Retype the stretch of lines that starts at the line containing "Generate a Python" and ends at the line containing "plt.rcParams['axes.unicode_minus'] = False", inclusive. Do not include pictures.

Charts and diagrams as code
***

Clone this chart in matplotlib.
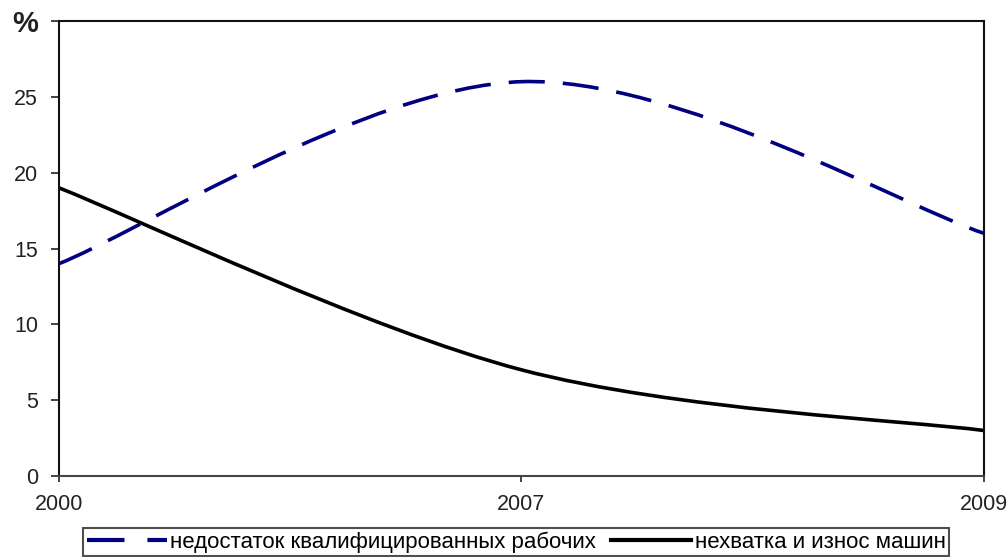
import matplotlib.pyplot as plt
import numpy as np
from matplotlib.lines import Line2D
from matplotlib.patches import PathPatch
from matplotlib.path import Path

plt.rcParams["font.family"] = ["Liberation Sans", "DejaVu Sans"]

years = ["2000", "2007", "2009"]
workers_short = [14, 26, 16]      # недостаток квалифицированных рабочих
machines_worn = [19, 7, 3]        # нехватка и износ машин
y_ticks = [0, 5, 10, 15, 20, 25, 30]
y_labels = ["0", "5", "10", "15", "20", "25", "%"]

NAVY = "#000080"


def smooth_path(xs, ys, k=1 / 6):
    """Excel-style smoothed line: cubic Bezier through every point."""
    pts = np.column_stack([xs, ys]).astype(float)
    n = len(pts)
    verts = [pts[0]]
    codes = [Path.MOVETO]
    for i in range(n - 1):
        p_prev = pts[max(i - 1, 0)]
        p0, p1 = pts[i], pts[i + 1]
        p_next = pts[min(i + 2, n - 1)]
        c1 = p0 + (p1 - p_prev) * k
        c2 = p1 - (p_next - p0) * k
        verts += [c1, c2, p1]
        codes += [Path.CURVE4] * 3
    return Path(verts, codes)


fig = plt.figure(figsize=(10.08, 5.57), dpi=100)
ax = fig.add_axes([0.0585, 0.1454, 0.9177, 0.8169])

x = np.arange(len(years))
ax.add_patch(PathPatch(smooth_path(x, workers_short), fill=False,
                       edgecolor=NAVY, lw=2.6, linestyle=(0, (10, 5)),
                       capstyle="butt"))
ax.add_patch(PathPatch(smooth_path(x, machines_worn), fill=False,
                       edgecolor="black", lw=2.6))

ax.set_xlim(0, len(years) - 1)
ax.set_ylim(0, 30)
ax.set_xticks(x, years)
ax.set_yticks(y_ticks, y_labels)
ax.tick_params(axis="y", direction="out", length=6, width=1.2, pad=9,
               labelsize=15.5, colors="#222222")
ax.tick_params(axis="x", direction="out", length=4, width=1.2, pad=9,
               labelsize=15.5, colors="#222222")
pct = ax.get_yticklabels()[-1]
pct.set_fontsize(21)
pct.set_fontweight("bold")

for side in ["left", "top", "right"]:
    ax.spines[side].set_color("#111111")
    ax.spines[side].set_linewidth(1.5)
ax.spines["bottom"].set_color("#444444")
ax.spines["bottom"].set_linewidth(1.5)

handles = [
    Line2D([], [], color=NAVY, lw=3, linestyle=(0, (9, 5.5))),
    Line2D([], [], color="black", lw=3),
]
labels = ["недостаток квалифицированных рабочих", "нехватка и износ машин"]
leg = fig.legend(handles, labels, loc="upper center",
                 bbox_to_anchor=(0.512, 0.052), ncol=2, fontsize=16,
                 frameon=True, fancybox=False, edgecolor="#222222",
                 handlelength=3.6, handletextpad=0.15, columnspacing=0.7,
                 borderpad=0.15, borderaxespad=0)
leg.get_frame().set_linewidth(1.5)

fig.savefig("out.png", dpi=100)
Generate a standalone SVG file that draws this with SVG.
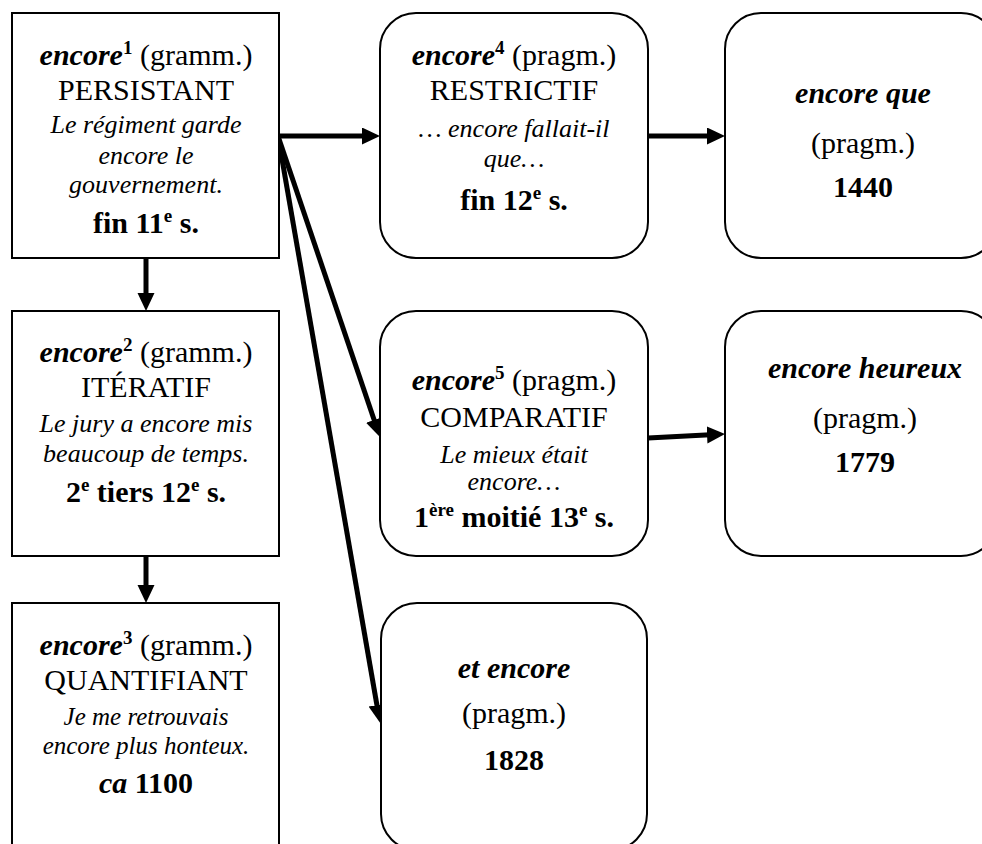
<svg xmlns="http://www.w3.org/2000/svg" width="982" height="844" viewBox="0 0 982 844">
<style>
.n{fill:#fff;stroke:#000;stroke-width:2}
.t{font-family:"Liberation Serif","Times New Roman",serif;font-size:30px;text-anchor:middle;fill:#000}
.ex{font-size:26px;font-style:italic}
.b{font-weight:bold}
.bi{font-weight:bold;font-style:italic}
.sup{font-size:19px;font-weight:bold}
.c{stroke:#000;stroke-width:5;fill:none;marker-end:url(#ah)}
</style>
<defs>
<marker id="ah" markerUnits="userSpaceOnUse" markerWidth="20" markerHeight="18" refX="8" refY="8.5" orient="auto">
<path d="M0,0 L18,8.5 L0,17 Z" fill="#000"/>
</marker>
</defs>
<rect width="982" height="844" fill="#fff"/>
<g id="connectors">
<line class="c" x1="146" y1="258" x2="146" y2="301"/>
<line class="c" x1="146" y1="556" x2="146" y2="593"/>
<line class="c" x1="278" y1="136" x2="370" y2="136"/>
<line class="c" x1="278" y1="136" x2="376.7" y2="427.5"/>
<line class="c" x1="278" y1="136" x2="378.3" y2="713"/>
<line class="c" x1="648" y1="136" x2="715" y2="136"/>
<line class="c" x1="648" y1="438" x2="715" y2="434.5"/>
</g>
<g id="n1">
<rect class="n" x="12" y="13" width="267" height="245"/>
<text class="t" x="146" y="65"><tspan class="bi">encore</tspan><tspan class="sup" dy="-11">1</tspan><tspan dy="11"> (gramm.)</tspan></text>
<text class="t" x="146" y="100">PERSISTANT</text>
<text class="t ex" x="146" y="133">Le régiment garde</text>
<text class="t ex" x="146" y="164">encore le</text>
<text class="t ex" x="146" y="193">gouvernement.</text>
<text class="t b" x="146" y="233">fin 11<tspan class="sup" dy="-11">e</tspan><tspan dy="11"> s.</tspan></text>
</g>
<g id="n2">
<rect class="n" x="12" y="311" width="267" height="245"/>
<text class="t" x="146" y="362"><tspan class="bi">encore</tspan><tspan class="sup" dy="-11">2</tspan><tspan dy="11"> (gramm.)</tspan></text>
<text class="t" x="146" y="397">ITÉRATIF</text>
<text class="t ex" x="146" y="432">Le jury a encore mis</text>
<text class="t ex" x="146" y="462">beaucoup de temps.</text>
<text class="t b" x="146" y="502">2<tspan class="sup" dy="-11">e</tspan><tspan dy="11"> tiers 12</tspan><tspan class="sup" dy="-11">e</tspan><tspan dy="11"> s.</tspan></text>
</g>
<g id="n3">
<rect class="n" x="12" y="603" width="267" height="260"/>
<text class="t" x="146" y="655"><tspan class="bi">encore</tspan><tspan class="sup" dy="-11">3</tspan><tspan dy="11"> (gramm.)</tspan></text>
<text class="t" x="146" y="690">QUANTIFIANT</text>
<text class="t ex" x="146" y="725" style="font-size:25px">Je me retrouvais</text>
<text class="t ex" x="146" y="754" style="font-size:25px">encore plus honteux.</text>
<text class="t b" x="146" y="793"><tspan class="bi">ca</tspan> 1100</text>
</g>
<g id="n4">
<rect class="n" x="380" y="13" width="268" height="245" rx="36" ry="36"/>
<text class="t" x="514" y="65"><tspan class="bi">encore</tspan><tspan class="sup" dy="-11">4</tspan><tspan dy="11"> (pragm.)</tspan></text>
<text class="t" x="514" y="100">RESTRICTIF</text>
<text class="t ex" x="514" y="137">… encore fallait-il</text>
<text class="t ex" x="514" y="167">que…</text>
<text class="t b" x="514" y="210">fin 12<tspan class="sup" dy="-11">e</tspan><tspan dy="11"> s.</tspan></text>
</g>
<g id="n5">
<rect class="n" x="380" y="311" width="268" height="245" rx="36" ry="36"/>
<text class="t" x="514" y="390"><tspan class="bi">encore</tspan><tspan class="sup" dy="-11">5</tspan><tspan dy="11"> (pragm.)</tspan></text>
<text class="t" x="514" y="427">COMPARATIF</text>
<text class="t ex" x="514" y="463">Le mieux était</text>
<text class="t ex" x="514" y="490">encore…</text>
<text class="t b" x="514" y="527">1<tspan class="sup" dy="-11">ère</tspan><tspan dy="11"> moitié 13</tspan><tspan class="sup" dy="-11">e</tspan><tspan dy="11"> s.</tspan></text>
</g>
<g id="n6">
<rect class="n" x="725" y="13" width="272" height="245" rx="36" ry="36"/>
<text class="t bi" x="863" y="103">encore que</text>
<text class="t" x="863" y="153">(pragm.)</text>
<text class="t b" x="863" y="197">1440</text>
</g>
<g id="n7">
<rect class="n" x="725" y="311" width="272" height="245" rx="36" ry="36"/>
<text class="t bi" x="865" y="378">encore heureux</text>
<text class="t" x="865" y="428">(pragm.)</text>
<text class="t b" x="865" y="472">1779</text>
</g>
<g id="n8">
<rect class="n" x="381" y="603" width="266" height="247" rx="36" ry="36"/>
<text class="t bi" x="514" y="678">et encore</text>
<text class="t" x="514" y="723">(pragm.)</text>
<text class="t b" x="514" y="770">1828</text>
</g>
</svg>
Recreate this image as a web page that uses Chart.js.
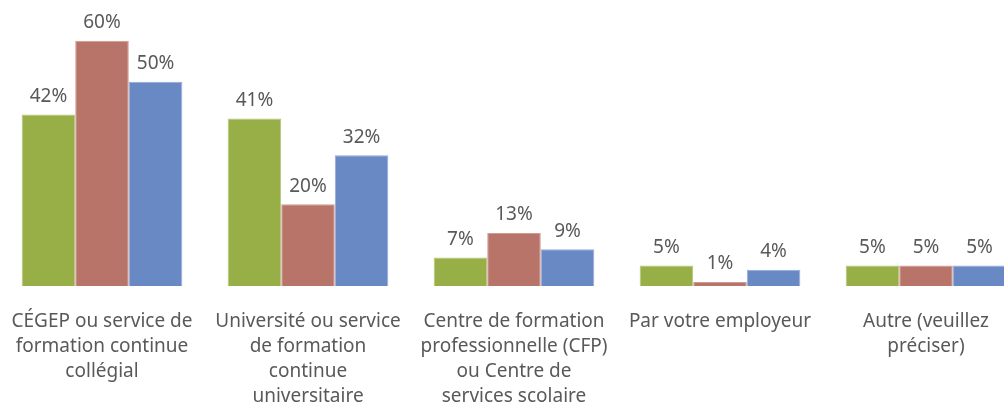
<!DOCTYPE html>
<html>
<head>
<meta charset="utf-8">
<script src="https://cdn.jsdelivr.net/npm/chart.js@4"></script>
<style>
  html, body { margin: 0; padding: 0; background: #fff; overflow: hidden; }
  #wrap { position: absolute; left: -1px; top: 0; width: 1030px; height: 432px; }
</style>
</head>
<body>
<div id="wrap"><canvas id="chart"></canvas></div>
<script>
const categories = [
  ["CÉGEP ou service de", "formation continue", "collégial"],
  ["Université ou service", "de formation", "continue", "universitaire"],
  ["Centre de formation", "professionnelle (CFP)", "ou Centre de", "services scolaire"],
  ["Par votre employeur"],
  ["Autre (veuillez", "préciser)"],
];
const seriesNames = ["Série 1", "Série 2", "Série 3"];
const greenValues = [42, 41, 7, 5, 5];
const redValues = [60, 20, 13, 1, 5];
const blueValues = [50, 32, 9, 4, 5];

const textColor = "#595959";
const fontFamily = "'Noto Sans', 'Open Sans', sans-serif";

// draws the "NN%" labels over each bar
const valueLabels = {
  id: "valueLabels",
  afterDatasetsDraw(chart) {
    const ctx = chart.ctx;
    ctx.save();
    ctx.font = "19px " + fontFamily;
    ctx.fillStyle = textColor;
    ctx.textAlign = "center";
    ctx.textBaseline = "middle";
    chart.data.datasets.forEach((ds, i) => {
      chart.getDatasetMeta(i).data.forEach((bar, j) => {
        ctx.fillText(ds.data[j] + "%", bar.x, bar.y - 18);
      });
    });
    ctx.restore();
  },
};

new Chart(document.getElementById("chart"), {
  type: "bar",
  data: {
    labels: categories,
    datasets: [
      { label: seriesNames[0], data: greenValues, backgroundColor: "#98AF48", borderColor: "#B3C67A", borderWidth: 1 },
      { label: seriesNames[1], data: redValues, backgroundColor: "#B87468", borderColor: "#CF9A90", borderWidth: 1 },
      { label: seriesNames[2], data: blueValues, backgroundColor: "#6989C5", borderColor: "#93AADA", borderWidth: 1 },
    ],
  },
  options: {
    responsive: true,
    maintainAspectRatio: false,
    animation: false,
    layout: { padding: 0 },
    categoryPercentage: 0.78,
    barPercentage: 1,
    plugins: {
      legend: { display: false },
      tooltip: { enabled: false },
    },
    scales: {
      x: {
        grid: { display: false, drawTicks: false },
        border: { display: false },
        ticks: {
          color: textColor,
          font: { family: fontFamily, size: 19, lineHeight: 25 / 19 },
          padding: 23,
          maxRotation: 0,
          autoSkip: false,
        },
        afterFit(scale) {
          // no side padding, categories span the full width
          scale.paddingLeft = 0;
          scale.paddingRight = 0;
        },
      },
      y: {
        display: false,
        min: 0,
        max: 70,
      },
    },
  },
  plugins: [valueLabels],
});
</script>
</body>
</html>
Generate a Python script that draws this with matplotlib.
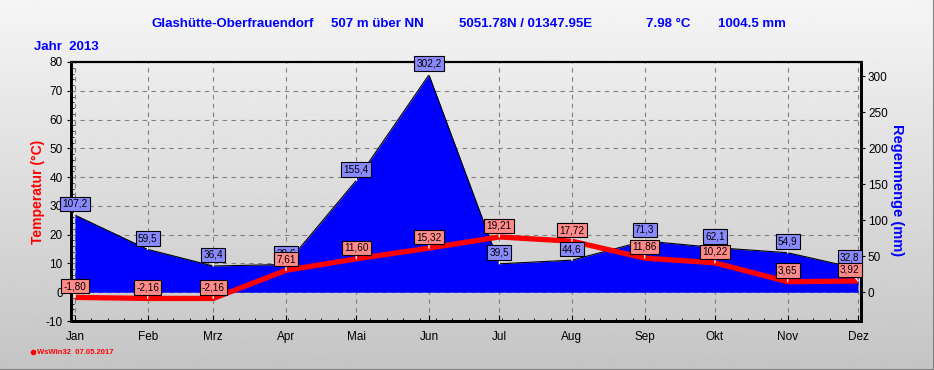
import numpy as np
import matplotlib.pyplot as plt
from matplotlib.lines import Line2D
from matplotlib.ticker import MultipleLocator, FixedLocator

plt.rcParams['axes.unicode_minus'] = False

# Monthly values 2013, station Glashütte-Oberfrauendorf
months = ['Jan', 'Feb', 'Mrz', 'Apr', 'Mai', 'Jun', 'Jul', 'Aug', 'Sep', 'Okt', 'Nov', 'Dez']
month_day = [0, 31, 59, 90, 120, 151, 181, 212, 243, 273, 304, 334]   # day of year, 1st of month
temperature = [-1.80, -2.16, -2.16, 7.61, 11.60, 15.32, 19.21, 17.72, 11.86, 10.22, 3.65, 3.92]
rain = [107.2, 59.5, 36.4, 38.6, 155.4, 302.2, 39.5, 44.6, 71.3, 62.1, 54.9, 32.8]

title_parts = ['Glashütte-Oberfrauendorf', '507 m über NN', '5051.78N / 01347.95E',
               '7.98 °C', '1004.5 mm']
title_x = [151, 331, 459, 646, 718]   # left edge in pixels

W, H = 934, 370
fig = plt.figure(figsize=(W / 100, H / 100), dpi=100)

# grey gradient background
bg = fig.add_axes([0, 0, 1, 1], zorder=-10)
grad = np.linspace(0.96, 0.77, 256).reshape(-1, 1)
bg.imshow(grad, aspect='auto', cmap='gray', vmin=0, vmax=1, extent=[0, 1, 0, 1])
bg.axis('off')
fig.add_artist(Line2D([0, 1], [0.5 / H, 0.5 / H], color='#808080', lw=1.5))
fig.add_artist(Line2D([1 - 0.5 / W, 1 - 0.5 / W], [0, 1], color='#808080', lw=1.5))

tick_font = ['Liberation Sans', 'DejaVu Sans']
narrow_font = ['Liberation Sans Narrow', 'Liberation Sans', 'DejaVu Sans']

ax = fig.add_axes([71 / W, 49 / H, 790 / W, 259 / H])
ax.patch.set_visible(False)
ax.set_xlim(-1.7, 335.3)
ax.set_ylim(-10, 80)
ax2 = ax.twinx()
ax2.set_ylim(-40, 320)

# rain area
ax2.fill_between(month_day, 0, rain, color='#0000ff', lw=0, zorder=1)
ax2.plot(month_day, rain, color='black', lw=0.8, zorder=2)

# temperature line (drawn on the upper axes so it sits above the rain)
ax2.plot(month_day, temperature, color='#ff0000', lw=3.8, zorder=3,
         transform=ax.transData, solid_capstyle='butt')

# value labels
for i, (d, r) in enumerate(zip(month_day, rain)):
    dx = -6 if i == len(months) - 1 else 0
    ax2.annotate(f'{r:.1f}'.replace('.', ','), xy=(d, r), xytext=(dx, 8),
                 textcoords='offset points', ha='center', va='center',
                 fontsize=7.2, family=tick_font, zorder=4,
                 bbox=dict(boxstyle='square,pad=0.22', fc='#8a8aff', ec='black', lw=0.8),
                 arrowprops=dict(arrowstyle='-', color='white', lw=1, shrinkA=0, shrinkB=0))
for i, (d, t) in enumerate(zip(month_day, temperature)):
    dx = -6 if i == len(months) - 1 else 0
    ax2.annotate(f'{t:.2f}'.replace('.', ','), xy=(d, t), xycoords=ax.transData,
                 xytext=(dx, 8), textcoords='offset points', ha='center', va='center',
                 fontsize=7.2, family=tick_font, zorder=5,
                 bbox=dict(boxstyle='square,pad=0.22', fc='#ff8a8a', ec='black', lw=0.8),
                 arrowprops=dict(arrowstyle='-', color='white', lw=1, shrinkA=0, shrinkB=0))

# grid and ticks
ax.grid(True, ls=(0, (4, 4)), color='#808080', lw=0.8)
ax.set_axisbelow(True)
ax.set_xticks(month_day, months)
ax.xaxis.set_minor_locator(MultipleLocator(7))
ax.yaxis.set_major_locator(MultipleLocator(10))
ax.yaxis.set_minor_locator(MultipleLocator(2))
ax.tick_params(axis='x', which='major', direction='in', length=4, pad=7, labelsize=8.5)
ax.tick_params(axis='x', which='minor', direction='in', length=2.5)
ax.tick_params(axis='y', which='major', direction='out', length=3, pad=3, labelsize=8.5)
ax.tick_params(axis='y', which='minor', direction='in', length=2.5)
ax2.yaxis.set_major_locator(FixedLocator(range(0, 301, 50)))
ax2.tick_params(axis='y', direction='out', length=3, pad=2, labelsize=8.5)
for a in (ax, ax2):
    for lab in a.get_xticklabels() + a.get_yticklabels():
        lab.set_family(tick_font)
for a in (ax, ax2):
    for side in ('left', 'right', 'bottom'):
        a.spines[side].set_linewidth(2)
    a.spines['top'].set_linewidth(1.5)

# texts
for txt, x in zip(title_parts, title_x):
    fig.text(x / W, 1 - 24 / H, txt, ha='left', va='center', color='#0000ff',
             fontsize=9.5, fontweight='bold', family=narrow_font)
fig.text(34 / W, 1 - 47 / H, 'Jahr  2013', ha='left', va='center', color='#0000ff',
         fontsize=9.5, fontweight='bold', family=narrow_font)
fig.text(38 / W, 1 - 192 / H, 'Temperatur (°C)', rotation=90, ha='center', va='center',
         color='#ff0000', fontsize=10, fontweight='bold', family=tick_font)
fig.text(897 / W, 1 - 190 / H, 'Regenmenge (mm)', rotation=270, ha='center', va='center',
         color='#0000ff', fontsize=10.5, fontweight='bold', family=tick_font)
fig.add_artist(Line2D([33 / W], [1 - 352 / H], marker='o', ms=3, color='#ff0000'))
fig.text(37 / W, 1 - 352 / H, 'WsWin32  07.05.2017', ha='left', va='center',
         color='#ff0000', fontsize=5.5, fontweight='bold', family=tick_font)

fig.savefig('out.png', dpi=100)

***

*CORRECT RESULT*:
Generate a Python script that draws this with matplotlib.
import numpy as np
import matplotlib.pyplot as plt
from matplotlib.lines import Line2D
from matplotlib.ticker import MultipleLocator, FixedLocator

plt.rcParams['axes.unicode_minus'] = False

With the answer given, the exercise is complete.